:: EXERCISE AIM ::
Extract the lines of the material below, beginning with the first and ending with the line that holds "0.055, 0.1, 0.165]". Skip every picture.

:: DATA SEGMENT ::

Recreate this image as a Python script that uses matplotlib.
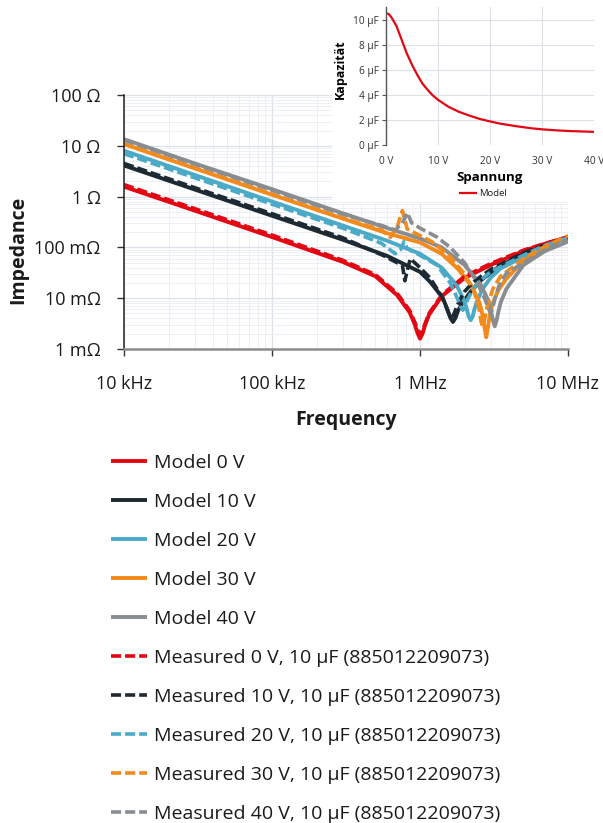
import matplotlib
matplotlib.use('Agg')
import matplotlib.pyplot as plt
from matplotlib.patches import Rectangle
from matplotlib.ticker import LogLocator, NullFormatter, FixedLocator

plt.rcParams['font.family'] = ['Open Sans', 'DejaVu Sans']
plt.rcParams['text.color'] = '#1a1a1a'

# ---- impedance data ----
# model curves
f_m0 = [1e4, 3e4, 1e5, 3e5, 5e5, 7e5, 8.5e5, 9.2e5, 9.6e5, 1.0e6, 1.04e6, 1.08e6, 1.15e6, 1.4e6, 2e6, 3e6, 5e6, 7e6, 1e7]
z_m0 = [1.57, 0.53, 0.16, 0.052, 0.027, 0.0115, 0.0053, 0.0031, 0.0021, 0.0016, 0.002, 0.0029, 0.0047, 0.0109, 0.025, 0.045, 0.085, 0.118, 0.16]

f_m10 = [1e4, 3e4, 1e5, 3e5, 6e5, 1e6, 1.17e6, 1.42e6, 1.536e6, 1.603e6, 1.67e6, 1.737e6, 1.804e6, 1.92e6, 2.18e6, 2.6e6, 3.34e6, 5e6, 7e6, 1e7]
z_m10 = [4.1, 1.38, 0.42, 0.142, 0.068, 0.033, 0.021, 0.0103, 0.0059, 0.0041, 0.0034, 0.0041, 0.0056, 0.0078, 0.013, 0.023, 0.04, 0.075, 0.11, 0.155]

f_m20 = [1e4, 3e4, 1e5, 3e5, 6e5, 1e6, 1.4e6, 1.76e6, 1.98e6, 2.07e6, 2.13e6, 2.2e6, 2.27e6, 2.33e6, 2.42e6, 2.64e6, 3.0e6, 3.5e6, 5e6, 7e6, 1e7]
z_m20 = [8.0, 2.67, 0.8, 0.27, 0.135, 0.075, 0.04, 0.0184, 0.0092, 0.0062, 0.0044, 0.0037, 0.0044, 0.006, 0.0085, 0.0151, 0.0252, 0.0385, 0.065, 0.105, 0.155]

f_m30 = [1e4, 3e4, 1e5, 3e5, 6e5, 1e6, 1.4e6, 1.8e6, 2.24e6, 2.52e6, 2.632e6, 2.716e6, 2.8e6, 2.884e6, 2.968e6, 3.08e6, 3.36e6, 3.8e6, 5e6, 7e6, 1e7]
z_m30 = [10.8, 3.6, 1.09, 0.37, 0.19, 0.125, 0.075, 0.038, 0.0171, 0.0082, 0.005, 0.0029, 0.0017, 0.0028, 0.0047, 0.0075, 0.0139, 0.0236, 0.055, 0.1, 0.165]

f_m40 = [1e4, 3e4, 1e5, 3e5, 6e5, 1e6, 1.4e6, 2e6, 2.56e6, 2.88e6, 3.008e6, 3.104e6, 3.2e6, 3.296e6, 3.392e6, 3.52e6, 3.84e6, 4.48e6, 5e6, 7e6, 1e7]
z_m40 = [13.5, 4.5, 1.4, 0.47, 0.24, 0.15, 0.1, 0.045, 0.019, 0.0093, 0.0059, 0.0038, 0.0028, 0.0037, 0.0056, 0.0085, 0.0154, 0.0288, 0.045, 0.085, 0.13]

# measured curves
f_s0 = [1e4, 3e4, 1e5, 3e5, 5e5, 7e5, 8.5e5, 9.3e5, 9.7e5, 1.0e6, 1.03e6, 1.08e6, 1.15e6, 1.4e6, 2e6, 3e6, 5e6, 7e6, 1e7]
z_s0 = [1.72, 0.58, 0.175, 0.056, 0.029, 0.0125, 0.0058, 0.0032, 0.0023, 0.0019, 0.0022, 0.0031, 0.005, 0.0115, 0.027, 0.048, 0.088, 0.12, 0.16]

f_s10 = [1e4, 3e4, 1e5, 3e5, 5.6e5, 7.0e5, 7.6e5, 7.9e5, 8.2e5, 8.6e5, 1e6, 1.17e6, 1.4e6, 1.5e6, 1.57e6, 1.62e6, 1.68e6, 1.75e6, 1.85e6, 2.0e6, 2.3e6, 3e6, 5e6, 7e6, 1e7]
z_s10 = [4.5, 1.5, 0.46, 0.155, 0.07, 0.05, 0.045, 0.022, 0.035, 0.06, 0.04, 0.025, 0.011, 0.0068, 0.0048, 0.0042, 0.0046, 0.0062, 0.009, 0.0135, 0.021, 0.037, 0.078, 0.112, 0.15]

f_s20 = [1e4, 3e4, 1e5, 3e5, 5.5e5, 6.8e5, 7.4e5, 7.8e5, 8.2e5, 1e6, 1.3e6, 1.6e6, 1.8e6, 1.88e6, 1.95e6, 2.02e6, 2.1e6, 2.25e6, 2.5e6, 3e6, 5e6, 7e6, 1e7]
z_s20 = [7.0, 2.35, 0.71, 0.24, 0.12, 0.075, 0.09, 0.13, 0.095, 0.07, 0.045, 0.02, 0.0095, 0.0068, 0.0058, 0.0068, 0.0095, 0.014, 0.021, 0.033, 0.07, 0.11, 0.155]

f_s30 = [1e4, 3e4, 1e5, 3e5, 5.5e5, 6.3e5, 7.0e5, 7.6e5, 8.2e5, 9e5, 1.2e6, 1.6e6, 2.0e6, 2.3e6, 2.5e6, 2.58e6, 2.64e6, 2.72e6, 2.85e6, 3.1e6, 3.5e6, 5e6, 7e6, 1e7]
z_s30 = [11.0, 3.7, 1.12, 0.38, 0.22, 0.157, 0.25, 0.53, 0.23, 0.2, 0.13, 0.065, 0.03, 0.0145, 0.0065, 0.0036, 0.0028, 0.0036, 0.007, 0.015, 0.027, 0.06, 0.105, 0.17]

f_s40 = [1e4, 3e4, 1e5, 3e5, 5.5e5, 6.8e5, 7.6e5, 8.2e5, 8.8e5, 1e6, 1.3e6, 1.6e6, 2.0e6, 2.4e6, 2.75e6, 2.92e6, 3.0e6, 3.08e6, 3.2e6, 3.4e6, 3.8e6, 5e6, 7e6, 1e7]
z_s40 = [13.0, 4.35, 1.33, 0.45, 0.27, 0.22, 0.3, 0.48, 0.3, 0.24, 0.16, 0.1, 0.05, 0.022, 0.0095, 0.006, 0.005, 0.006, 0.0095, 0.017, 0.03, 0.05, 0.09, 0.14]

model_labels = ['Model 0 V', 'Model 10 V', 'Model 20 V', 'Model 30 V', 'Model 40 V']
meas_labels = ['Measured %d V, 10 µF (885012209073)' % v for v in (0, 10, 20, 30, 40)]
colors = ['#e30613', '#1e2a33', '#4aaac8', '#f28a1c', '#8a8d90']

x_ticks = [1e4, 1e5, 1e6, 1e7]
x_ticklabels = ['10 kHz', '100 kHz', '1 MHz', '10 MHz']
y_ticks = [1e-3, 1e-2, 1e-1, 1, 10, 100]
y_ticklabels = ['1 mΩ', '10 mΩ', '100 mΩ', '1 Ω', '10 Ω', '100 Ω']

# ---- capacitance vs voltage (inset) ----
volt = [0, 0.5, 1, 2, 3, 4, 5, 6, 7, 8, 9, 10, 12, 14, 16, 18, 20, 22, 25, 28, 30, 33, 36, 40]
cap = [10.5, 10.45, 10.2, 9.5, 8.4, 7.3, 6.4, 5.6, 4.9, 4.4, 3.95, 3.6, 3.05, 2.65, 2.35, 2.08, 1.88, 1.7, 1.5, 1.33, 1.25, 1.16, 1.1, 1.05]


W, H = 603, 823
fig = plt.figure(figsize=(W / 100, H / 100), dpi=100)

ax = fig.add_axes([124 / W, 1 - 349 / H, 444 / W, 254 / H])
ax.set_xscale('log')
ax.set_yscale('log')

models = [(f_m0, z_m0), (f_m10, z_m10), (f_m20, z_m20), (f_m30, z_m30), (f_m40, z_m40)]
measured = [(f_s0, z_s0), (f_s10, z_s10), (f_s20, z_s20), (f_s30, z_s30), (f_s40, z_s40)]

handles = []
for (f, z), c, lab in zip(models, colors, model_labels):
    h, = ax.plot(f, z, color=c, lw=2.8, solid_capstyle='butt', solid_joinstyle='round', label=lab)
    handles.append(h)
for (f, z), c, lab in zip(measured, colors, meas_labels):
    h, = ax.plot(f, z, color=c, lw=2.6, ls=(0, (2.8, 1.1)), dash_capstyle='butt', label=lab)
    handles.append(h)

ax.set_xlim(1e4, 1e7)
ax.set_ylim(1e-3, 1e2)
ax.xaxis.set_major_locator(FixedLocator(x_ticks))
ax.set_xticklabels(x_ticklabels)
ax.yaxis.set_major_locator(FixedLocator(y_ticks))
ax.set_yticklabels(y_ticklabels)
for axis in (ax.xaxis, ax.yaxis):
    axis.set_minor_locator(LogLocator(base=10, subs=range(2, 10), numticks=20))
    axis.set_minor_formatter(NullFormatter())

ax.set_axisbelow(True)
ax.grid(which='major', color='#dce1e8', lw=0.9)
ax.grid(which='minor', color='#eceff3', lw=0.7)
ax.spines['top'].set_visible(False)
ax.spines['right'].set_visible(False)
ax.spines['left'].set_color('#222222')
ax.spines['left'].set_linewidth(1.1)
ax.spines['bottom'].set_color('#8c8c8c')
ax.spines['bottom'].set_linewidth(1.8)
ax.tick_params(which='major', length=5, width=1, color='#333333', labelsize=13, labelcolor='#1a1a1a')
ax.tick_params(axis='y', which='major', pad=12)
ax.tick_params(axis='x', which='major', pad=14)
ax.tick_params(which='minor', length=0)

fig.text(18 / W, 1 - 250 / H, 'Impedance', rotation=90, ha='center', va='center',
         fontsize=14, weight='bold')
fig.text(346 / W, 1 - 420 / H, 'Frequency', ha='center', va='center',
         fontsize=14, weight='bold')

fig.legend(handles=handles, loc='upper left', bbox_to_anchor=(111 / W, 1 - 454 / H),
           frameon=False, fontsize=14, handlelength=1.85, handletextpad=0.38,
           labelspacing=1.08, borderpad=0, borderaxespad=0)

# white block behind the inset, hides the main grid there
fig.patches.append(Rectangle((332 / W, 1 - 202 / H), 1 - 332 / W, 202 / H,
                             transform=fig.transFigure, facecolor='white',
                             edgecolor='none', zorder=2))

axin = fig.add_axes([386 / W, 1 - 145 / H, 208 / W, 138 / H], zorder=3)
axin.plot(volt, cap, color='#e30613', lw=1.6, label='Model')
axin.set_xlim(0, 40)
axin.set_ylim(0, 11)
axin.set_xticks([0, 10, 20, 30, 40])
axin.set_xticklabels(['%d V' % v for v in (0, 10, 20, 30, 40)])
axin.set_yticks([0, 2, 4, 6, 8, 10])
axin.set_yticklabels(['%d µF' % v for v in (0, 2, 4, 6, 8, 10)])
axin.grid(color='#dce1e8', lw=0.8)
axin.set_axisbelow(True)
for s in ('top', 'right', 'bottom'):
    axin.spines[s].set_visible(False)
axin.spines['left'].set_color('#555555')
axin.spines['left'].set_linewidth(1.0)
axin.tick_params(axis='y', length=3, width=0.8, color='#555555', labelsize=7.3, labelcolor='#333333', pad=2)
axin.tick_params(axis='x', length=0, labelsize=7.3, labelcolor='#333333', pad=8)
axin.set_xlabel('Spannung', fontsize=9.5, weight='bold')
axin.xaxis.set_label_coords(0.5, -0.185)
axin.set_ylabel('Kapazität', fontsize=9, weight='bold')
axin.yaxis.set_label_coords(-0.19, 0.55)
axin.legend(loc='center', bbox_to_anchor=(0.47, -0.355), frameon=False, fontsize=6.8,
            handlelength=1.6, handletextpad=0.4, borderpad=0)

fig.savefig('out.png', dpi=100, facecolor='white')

:: TASK RESULT ::
Recreate this image as a Python script that uses matplotlib.
import matplotlib
matplotlib.use('Agg')
import matplotlib.pyplot as plt
from matplotlib.patches import Rectangle
from matplotlib.ticker import LogLocator, NullFormatter, FixedLocator

plt.rcParams['font.family'] = ['Open Sans', 'DejaVu Sans']
plt.rcParams['text.color'] = '#1a1a1a'

# ---- impedance data ----
# model curves
f_m0 = [1e4, 3e4, 1e5, 3e5, 5e5, 7e5, 8.5e5, 9.2e5, 9.6e5, 1.0e6, 1.04e6, 1.08e6, 1.15e6, 1.4e6, 2e6, 3e6, 5e6, 7e6, 1e7]
z_m0 = [1.57, 0.53, 0.16, 0.052, 0.027, 0.0115, 0.0053, 0.0031, 0.0021, 0.0016, 0.002, 0.0029, 0.0047, 0.0109, 0.025, 0.045, 0.085, 0.118, 0.16]

f_m10 = [1e4, 3e4, 1e5, 3e5, 6e5, 1e6, 1.17e6, 1.42e6, 1.536e6, 1.603e6, 1.67e6, 1.737e6, 1.804e6, 1.92e6, 2.18e6, 2.6e6, 3.34e6, 5e6, 7e6, 1e7]
z_m10 = [4.1, 1.38, 0.42, 0.142, 0.068, 0.033, 0.021, 0.0103, 0.0059, 0.0041, 0.0034, 0.0041, 0.0056, 0.0078, 0.013, 0.023, 0.04, 0.075, 0.11, 0.155]

f_m20 = [1e4, 3e4, 1e5, 3e5, 6e5, 1e6, 1.4e6, 1.76e6, 1.98e6, 2.07e6, 2.13e6, 2.2e6, 2.27e6, 2.33e6, 2.42e6, 2.64e6, 3.0e6, 3.5e6, 5e6, 7e6, 1e7]
z_m20 = [8.0, 2.67, 0.8, 0.27, 0.135, 0.075, 0.04, 0.0184, 0.0092, 0.0062, 0.0044, 0.0037, 0.0044, 0.006, 0.0085, 0.0151, 0.0252, 0.0385, 0.065, 0.105, 0.155]

f_m30 = [1e4, 3e4, 1e5, 3e5, 6e5, 1e6, 1.4e6, 1.8e6, 2.24e6, 2.52e6, 2.632e6, 2.716e6, 2.8e6, 2.884e6, 2.968e6, 3.08e6, 3.36e6, 3.8e6, 5e6, 7e6, 1e7]
z_m30 = [10.8, 3.6, 1.09, 0.37, 0.19, 0.125, 0.075, 0.038, 0.0171, 0.0082, 0.005, 0.0029, 0.0017, 0.0028, 0.0047, 0.0075, 0.0139, 0.0236, 0.055, 0.1, 0.165]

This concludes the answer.